If you prefer they use better manners in your home, it is your right to say that to them. However, if you call the parents, the parents may think you are criticizing their parenting skills (and they wouldn’t be wrong).
As to whether you are expecting too much, frankly, you may be. Sadly, adults who never learned good manners themselves can’t pass them on to their children.
Dear Abby: About a year ago, I loaned a small amount of money to a close friend I have known since childhood. She promised to pay me back, but has yet to do so. I wasn’t too concerned because it was a minimal amount, but a few months ago she asked to borrow a larger amount. Again, I didn’t hesitate to help her out because she has been there for me several times in the past in important ways — although they weren’t financial.
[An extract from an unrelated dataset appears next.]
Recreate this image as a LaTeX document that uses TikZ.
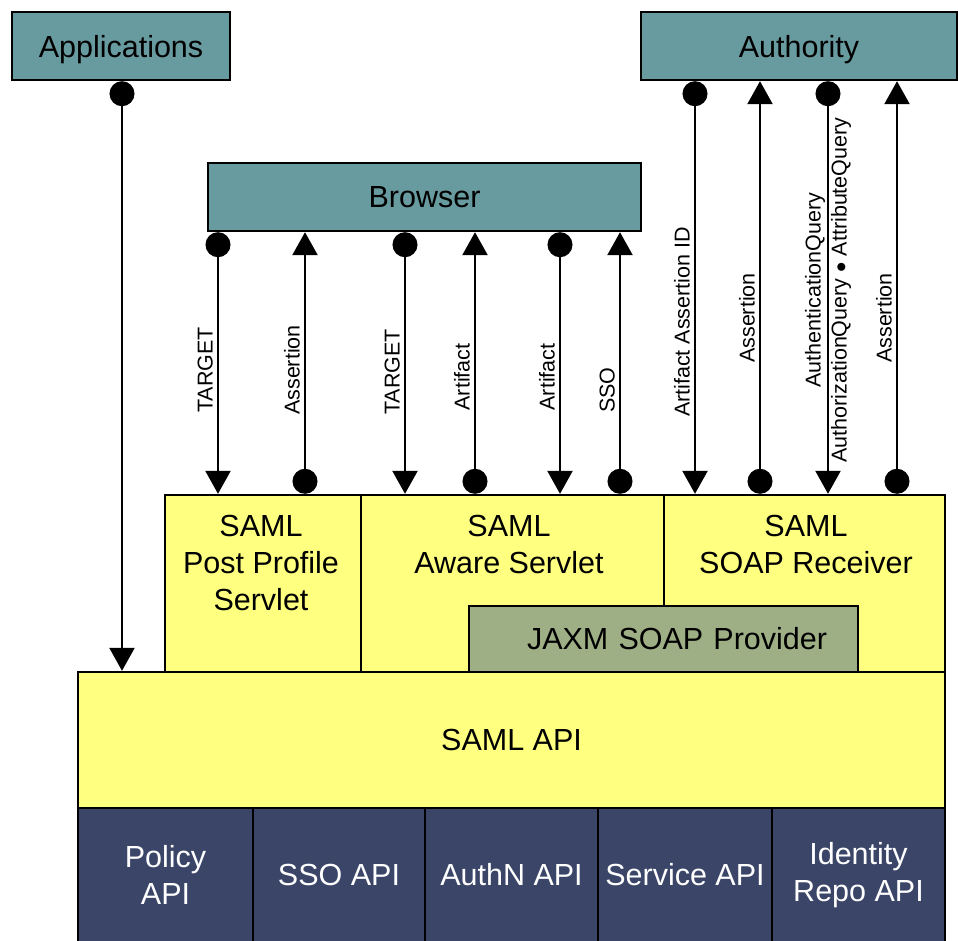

Because the recent loan was a large one, I would like to be repaid. How do I tactfully ask her for the money without seeming petty or like I’m nagging? (I don’t like confrontation.) And is it too late to ask that the previous smaller amount be included as well?
Friend, not an ATM
You don’t have to be confrontational, and I wouldn’t advise it anyway. In light of the fact that your friend has made no effort to repay the first loan for an entire year, it would be neither pushy nor nagging to ASK when she intends to start. If she can’t come up with the entire amount, perhaps she can repay a little each month. However, if she can’t/won’t start paying you back, you may have to accept that you won’t be getting any of your money.
In the future, you should not lend anyone money without first getting a signed note stating that the money is owed to you and when it will be repaid. That way, if necessary, you can take the matter to court and have a leg to stand on when you get there.